URL instances are equal if their string representation is the same:

>>> URL("udp://:3333")==URL("udp://:3333")
True
>>> URL("udp://:3333:0")==URL("udp://:3333")
True

URL instances can be compared to str objects:

>>> URL("udp://:3333")=="udp://:3333"
True

and they can be concatenated as they were str objects:

>>> url = URL("udp://:3333")
>>> "osc."+url
'osc.udp://:3333'
>>> url+"#frag"
'udp://:3333#frag'

Note that the result is a str, not an URL instance.

6.21.1.1. URL internal classes

class boing.utils.url.URL_site(string)

Used to store the component site of an URL. Each instance owns the following attributes:

user

User defined by a string.

password

Password defined by a string. It is NOT encripted.

host

Site host defined by a string.

port

Port number defined by an integer.
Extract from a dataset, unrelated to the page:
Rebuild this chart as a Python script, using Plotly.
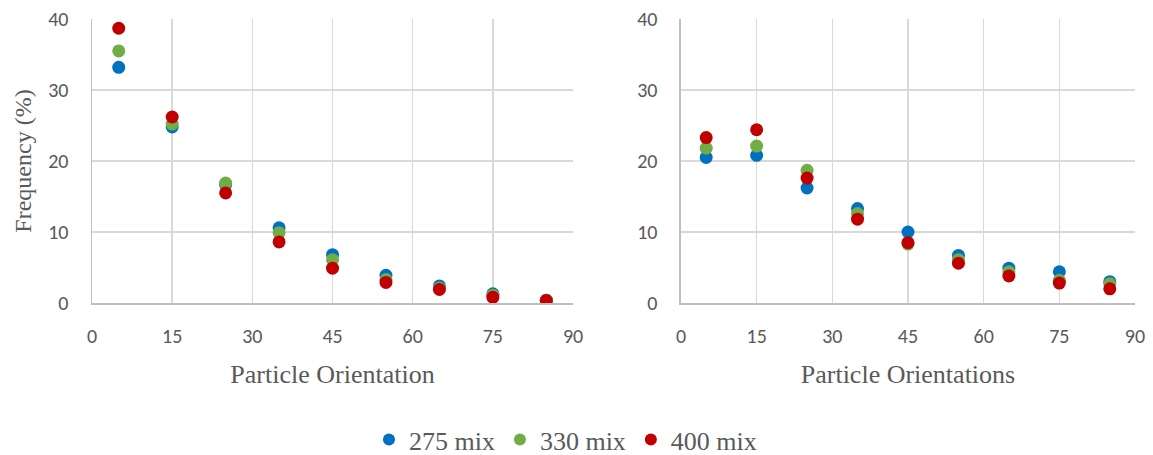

It defaults to 0.

Usage example:

>>> url = URL("ftp://paolo:pwd@localhost:8888")
>>> url.site
URL_site('paolo:pwd@localhost:8888')
>>> print(url.site)
paolo:pwd@localhost:8888
>>> url.site.user
'paolo'
>>> url.site.password
'pwd'
>>> url.site.host
'localhost'
>>> url.site.port
8888

Instances can be compared to str objects:

>>> url = URL("udp://localhost:3333")
>>> url.site=="localhost:3333"
True

and have Boolean value to True if anyone of the component attributes is defined:

>>> bool(URL("udp://localhost:3333").site)
True
>>> bool(URL("udp://").site)
False

Warning

Pay attention to the default case:

>>> bool(URL("udp://:0").site)
False
class boing.utils.url.URL_path(string)

Used to store the component path of an URL. Usage example:

>>> url = URL("file:///tmp/log")
>>> url.path
URL_path('/tmp/log')
>>> print(url.path)
/tmp/log
>>> url.path.isAbsolute()
True
isAbsolute()

Return wheter the path is absolute:

>>> URL("file:///tmp/log").path.isAbsolute()
True
>>> URL("/tmp/log").path.isAbsolute()
True
>>> URL("file").path.isAbsolute()
False
>>> URL("./file").path.isAbsolute()
False

Instances can be compared to str objects:

>>> url = URL("file:///tmp/log")
>>> url.path=="/tmp/log"
True

and have Boolean value to True if the URL path is not empty:

>>> bool(URL("file:///tmp/log").path)
True
>>> bool(URL("/").path)
True
>>> bool(URL("udp://:8888").path)
False

Warning

Pay attention to the default transformation:

>>> str(URL("file:/tmp/log"))
'file:///tmp/log'
class boing.utils.url.URL_query(string)

Used to store the component query of an URL. This class implements the collections.MutableMapping ABC. It is also able to encode the URL’s query into a “percent-encoded” string.

Examples:

>>> url = URL("udp://:8888?name=Jérémie&connect")
>>> url
URL('udp://:8888?name=J%e9r%e9mie&connect')
>>> url.query
URL_query('name=J%e9r%e9mie&connect')
>>> url.query['name']
'Jérémie'
>>> dict(url.query)
{'name': 'Jérémie', 'connect': ''}
>>> URL("udp://:8888?name=Jérémie&connect")==URL("udp://:8888?name=J%e9r%e9mie&connect")
True

It is possible to use the structure <!...!> in order to assign to the query key or value a string that contains the characters & or =, which is normally not permitted since it would break the URL syntax.

Example:

>>> url = URL("edit:?<!..contacts.*[?(@.id>=2)]!>=<!True&False!>&k2=v2")
>>> dict(url.query)
{'k2': 'v2', '..contacts.*[?(@.id>=2)]': 'True&False'}

Warning

The characters # and ? cannot be used inside the <!...!> structure.